38,000 feet Above Lake Winnepeg.

24 Sep

It’s twenty minutes past midnight but the sun is still streaming through the window. In fact my neighbour has just had to pull the blind down. All my friends and relatives back in Britain will be tucked up in bed as their day is over and night has fallen. However, my day just seems to go on and on. I am travelling backwards in time, constantly chasing the sun and escaping the moon.
I’m flying westwards to Denver, Colorado. It’s another “holiday of a lifetime” that I have been lucky enough to indulge in since retirement. The plane is full of silver-haired retirees like myself. We are getting in our long-haul journeys while we can. Our watches tell us we are in the small hours, but it’s only early evening local time. A surreal situation has emerged. Our minds are still active but our bodies are weary. The long journey is messing with our internal clocks.
The inside of the aircraft cabin is dominated by the unrelenting drone of the engines. I have been trapped here for 7 hours with another near 3 hours still to go. If I allow myself to think about it, I might well have a panic attack. I instruct myself to stay calm and breathe steadily. I’m distracted by looking down on to the white Canadian clouds, momentarily recalling Joni Mitchell recalling “life’s illusions.” Every now and then I get up to flex my legs and waggle my toes to try to avoid getting a DVT. My mouth feels stale and my body very tired. I started this endless day clean-shaven and fresh, but now I sport the sandpaper cheeks of unwelcome designer stubble.

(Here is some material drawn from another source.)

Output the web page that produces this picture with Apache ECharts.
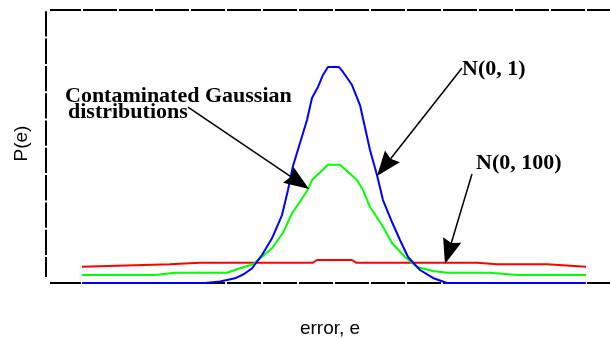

It should be the middle of the night but I’ve just been served a sandwich and a cup of tea. It’s bizarre. Now I’ve been given a scone, a small pot of cream and some jam which is squeezed out of a tiny tube. I try to eat and drink while cramped in my seat. The electronic screen in front of me says we are flying over Lake Winnipeg, Manitoba at 38,000 feet. It’s not often one gets to say that!